Sorry it bothers you. I didn't bring up using rsync to make mirrors.
I'm trying to get across the provenance and propagation problem.

Besides the potential corrupt snapshot problem, there's the inevitable
discrepancies between the mirrors and git.centos.org itself. Content
is likely to differ in small ways among the mirrors, due to the rsync
based snapshot being in the past.  I assume that some of the
individual repos are changing during the overall rsumc update period,
unless they're all done in parallel, which would be *really* nasty.

Unless.... Is there a top level directory to use for an rsync mirror?
That's going to be a pretty bulky rsync operation, with over 6000
subdirectories and the amount of churn in any of the modified git

Anyway, verification of the consistency of all the mirrored
repositories becomes awkward. There's also the lack of site
verification in the unencrypted and unsigned rsync protocol, which I'd
not even thought about for git.centos.org. That puts it right into the
"people cloning from each other's unsecured repos locally" world, in
this case cloning from the rsync mirrors. And it directly brings up
the "verify the provenance of local repos" problem that was discounted
by some when I brought up the problem earlier.
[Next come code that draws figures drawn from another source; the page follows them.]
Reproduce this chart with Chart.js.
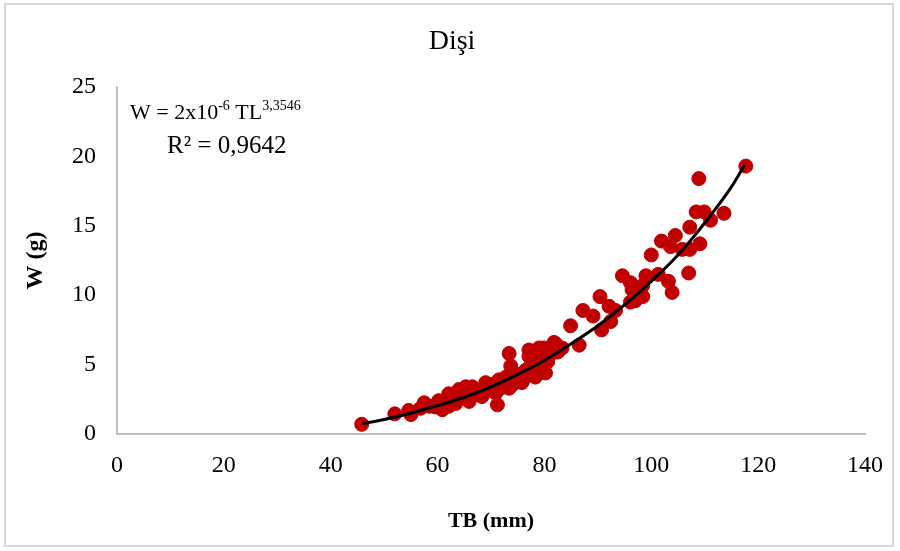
<!DOCTYPE html>
<html>
<head>
<meta charset="utf-8">
<script src="https://cdn.jsdelivr.net/npm/chart.js@4/dist/chart.umd.min.js"></script>
<style>
  body { margin: 0; background: #fff; }
  #wrap { width: 900px; height: 551px; }
</style>
</head>
<body>
<div id="wrap"><canvas id="chart1" width="900" height="551"></canvas></div>
<script>
// TB (mm) and W (g) of each female
var lengths = [45.8, 52, 54.6, 55, 56.8, 57.5, 58.5, 59.6, 60.9, 61.5, 62.1, 62.1, 63.0, 63.4, 64, 64.5,
    65.3, 65.9, 66.5, 67, 67.5, 68.3, 69, 69.5, 70.2, 70.9, 71.2, 71.5, 72, 72.5, 73.4, 73.4, 73.7, 73.9,
    74.5, 75, 75.8, 76.5, 76.8, 77.1, 77.1, 77.5, 78.3, 78.3, 79, 79, 79.5, 80.2, 80, 79.9, 81, 81.8, 82.1,
    83.3, 84.9, 86.5, 87.2, 89.1, 90.4, 90.7, 92.1, 92.4, 93.3, 94.6, 96.1, 96.4, 96.1, 97, 98.4, 98.4, 99,
    100, 101.3, 101.9, 103.2, 103.6, 103.9, 104.5, 105.8, 107.2, 107, 107.2, 108.4, 108.9, 109.1, 109.9,
    111.1, 113.6, 117.7,
    60.2, 61, 63.8, 65, 66, 67.8, 68.8, 70.5, 71.8, 72.8, 74.2, 75.5, 76.2, 77.8, 78.8, 79.6, 80.6, 81.5, 82.5];
var weights = [0.7, 1.45, 1.7, 1.4, 1.85, 2.25, 2.0, 1.95, 1.75, 2.3, 2.9, 2.0, 2.4, 2.2, 3.2, 2.6,
    3.4, 2.35, 3.4, 2.8, 3.1, 2.7, 3.7, 3.3, 3.1, 2.95, 2.1, 3.9, 3.5, 3.7, 3.3, 5.8, 4.9, 4.25,
    4.0, 3.9, 3.7, 4.6, 4.3, 5.6, 6.05, 5.0, 4.85, 4.1, 5.3, 6.2, 4.5, 4.4, 5.8, 6.2, 5.7, 6.6, 6.5,
    6.2, 7.8, 6.4, 8.9, 8.5, 9.9, 7.5, 9.2, 8.1, 8.9, 11.4, 10.9, 10.4, 9.5, 9.6, 9.9, 10.7, 11.4,
    12.9, 11.5, 13.9, 11.0, 13.5, 10.2, 14.3, 13.3, 13.3, 11.6, 14.9, 16.0, 18.4, 13.7, 16.0,
    15.4, 15.9, 19.3,
    2.4, 2.1, 2.9, 2.8, 3.0, 3.0, 3.2, 3.6, 3.3, 4.1, 3.6, 4.3, 4.0, 4.4, 5.6, 5.0, 5.2, 6.1, 5.9];

// power trend line
var trendX = [46, 50, 55, 60, 65, 70, 75, 80, 85, 90, 95, 100, 105, 110, 115, 117.5];
var trendY = [0.75, 1.05, 1.5, 2.05, 2.65, 3.4, 4.3, 5.3, 6.5, 7.8, 9.3, 11.0, 12.9, 15.2, 17.8, 19.4];

var xTicks = [0, 20, 40, 60, 80, 100, 120, 140];
var yTicks = [0, 5, 10, 15, 20, 25];

var points = lengths.map(function (x, i) { return { x: x, y: weights[i] }; });
var trend = trendX.map(function (x, i) { return { x: x, y: trendY[i] }; });

var serif = '"Liberation Serif", "Times New Roman", serif';

// white background, outer frame, chart title and the equation text
var extras = {
    id: 'extras',
    beforeDraw: function (chart) {
        var c = chart.ctx;
        c.save();
        c.fillStyle = '#fff';
        c.fillRect(0, 0, chart.width, chart.height);
        c.strokeStyle = '#d9d9d9';
        c.lineWidth = 2;
        c.strokeRect(5, 4, 888, 542);
        c.restore();
    },
    afterDraw: function (chart) {
        var c = chart.ctx;
        c.save();
        c.fillStyle = '#000';
        c.textAlign = 'center';
        c.textBaseline = 'middle';
        c.font = '28px ' + serif;
        c.fillText('Dişi', 452, 42);

        c.textAlign = 'left';
        c.textBaseline = 'alphabetic';
        var big = '22px ' + serif, small = '14px ' + serif;
        var x = 130, y = 119;
        var parts = [['W = 2x10', big, 0], ['-6', small, -9], [' TL', big, 0], ['3,3546', small, -9]];
        parts.forEach(function (p) {
            c.font = p[1];
            c.fillText(p[0], x, y + p[2]);
            x += c.measureText(p[0]).width;
        });
        c.font = '25px ' + serif;
        c.fillText('R² = 0,9642', 167, 153);
        c.restore();
    }
};

var ctx = document.getElementById('chart1').getContext('2d');
var chart = new Chart(ctx, {
    type: 'scatter',
    data: {
        datasets: [{
            type: 'line',
            label: 'Trend',
            data: trend,
            borderColor: '#000',
            borderWidth: 3,
            pointRadius: 0,
            fill: false,
            cubicInterpolationMode: 'monotone',
            order: 0
        }, {
            label: 'Dişi',
            data: points,
            backgroundColor: '#c00000',
            borderColor: '#c00000',
            pointRadius: 7,
            pointHoverRadius: 7,
            order: 1
        }]
    },
    options: {
        responsive: false,
        animation: false,
        layout: { padding: { left: 10, right: 34, top: 87, bottom: 10 } },
        plugins: {
            legend: { display: false },
            tooltip: { enabled: false },
            title: { display: false }
        },
        scales: {
            x: {
                type: 'linear',
                min: 0,
                max: 140,
                afterBuildTicks: function (s) { s.ticks = xTicks.map(function (v) { return { value: v }; }); },
                afterFit: function (s) { s.height = 107; },
                grid: { display: false, drawTicks: false },
                border: { display: true, color: '#bfbfbf', width: 2 },
                ticks: { color: '#000', padding: 17, font: { family: serif, size: 24 } },
                title: {
                    display: true,
                    text: 'TB (mm)',
                    color: '#000',
                    font: { family: serif, size: 22, weight: 'bold', lineHeight: 1.2 },
                    padding: { top: 0, bottom: 6 }
                }
            },
            y: {
                type: 'linear',
                min: 0,
                max: 25,
                afterBuildTicks: function (s) { s.ticks = yTicks.map(function (v) { return { value: v }; }); },
                afterFit: function (s) { s.width = 107; },
                grid: { display: false, drawTicks: false },
                border: { display: true, color: '#bfbfbf', width: 2 },
                ticks: { color: '#000', padding: 21, font: { family: serif, size: 24 } },
                title: {
                    display: true,
                    text: 'W (g)',
                    color: '#000',
                    font: { family: serif, size: 24, weight: 'bold', lineHeight: 1.2 },
                    padding: { top: 11, bottom: 0 }
                }
            }
        }
    },
    plugins: [extras]
});
</script>
</body>
</html>
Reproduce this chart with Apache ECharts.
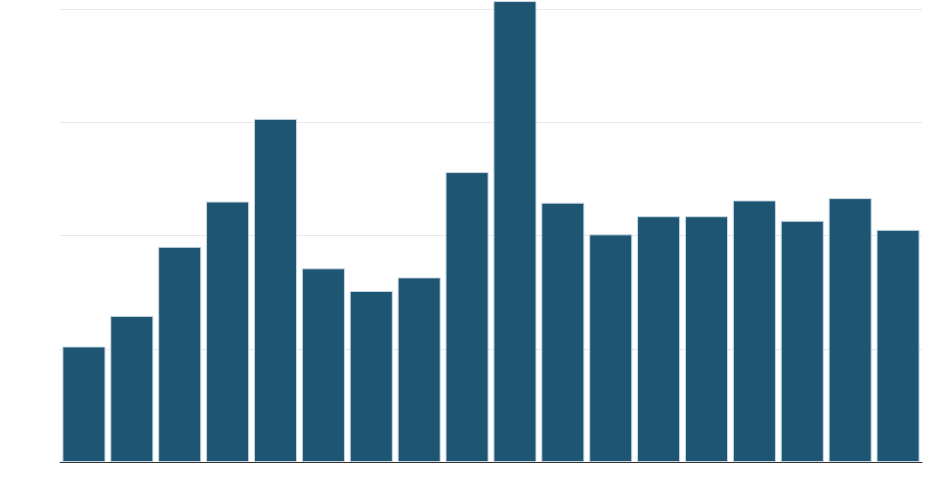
<!DOCTYPE html>
<html>
<head>
<meta charset="utf-8">
<script src="https://cdn.jsdelivr.net/npm/echarts@6/dist/echarts.min.js"></script>
<style>
    html, body { margin: 0; padding: 0; background: #ffffff; }
    #chart { width: 944px; height: 501px; }
</style>
</head>
<body>
<div id="chart"></div>
<script>
    const categories = ['1', '2', '3', '4', '5', '6', '7', '8', '9', '10', '11', '12', '13', '14', '15', '16', '17', '18'];
    const values = [102, 129, 190, 230, 303, 171, 151, 163, 256, 407, 229, 201, 217, 217, 231, 213, 233, 205];
    const yTicks = [0, 100, 200, 300, 400];

    (function () {
        const chart = echarts.init(document.getElementById('chart'));
        const option = {
            animation: false,
            grid: {
                left: 60,
                right: 22,
                top: 9,
                bottom: 39
            },
            xAxis: {
                type: 'category',
                data: categories,
                axisLine: { show: true, lineStyle: { color: '#333333', width: 1 } },
                axisTick: { show: false },
                axisLabel: { show: false }
            },
            yAxis: {
                type: 'value',
                min: yTicks[0],
                max: yTicks[yTicks.length - 1],
                interval: 100,
                axisLine: { show: false },
                axisTick: { show: false },
                axisLabel: { show: false },
                splitLine: { lineStyle: { color: '#e8e8e8', width: 1 } }
            },
            series: [{
                type: 'bar',
                data: values,
                clip: false,
                barCategoryGap: '10%',
                itemStyle: {
                    color: '#1e5573',
                    borderColor: '#c9d8e3',
                    borderWidth: 1
                }
            }]
        };
        chart.setOption(option);
    })();
</script>
</body>
</html>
Several folks did bring up the point of "git.centos.org has an SSL
key, what's not secure about it?"  If we're using rsync mirrors, we're
relying on someone else's mirror site to be secure, as well. And we're
probably relying on unencrypted rsync to git.centos.org, itself, to
support those mirrors. And we're once again open to someone polluting
the data stream with a fake repo.

No, *if* our friends at git.centos.org want to help protect that data
stream for mirror clients, they can consider using something like
rsync with ssh keys and the old "validate-rsync.sh" script as a
ForceCommand. A site that wants to be a mirror would need a relevant
private SSH key, and unlocking it for rsync use is their problem. But
that would at least help assure provenance between the mirror sites
and git.centos.org.

The repercussions of using rsync for this start adding up pretty fast.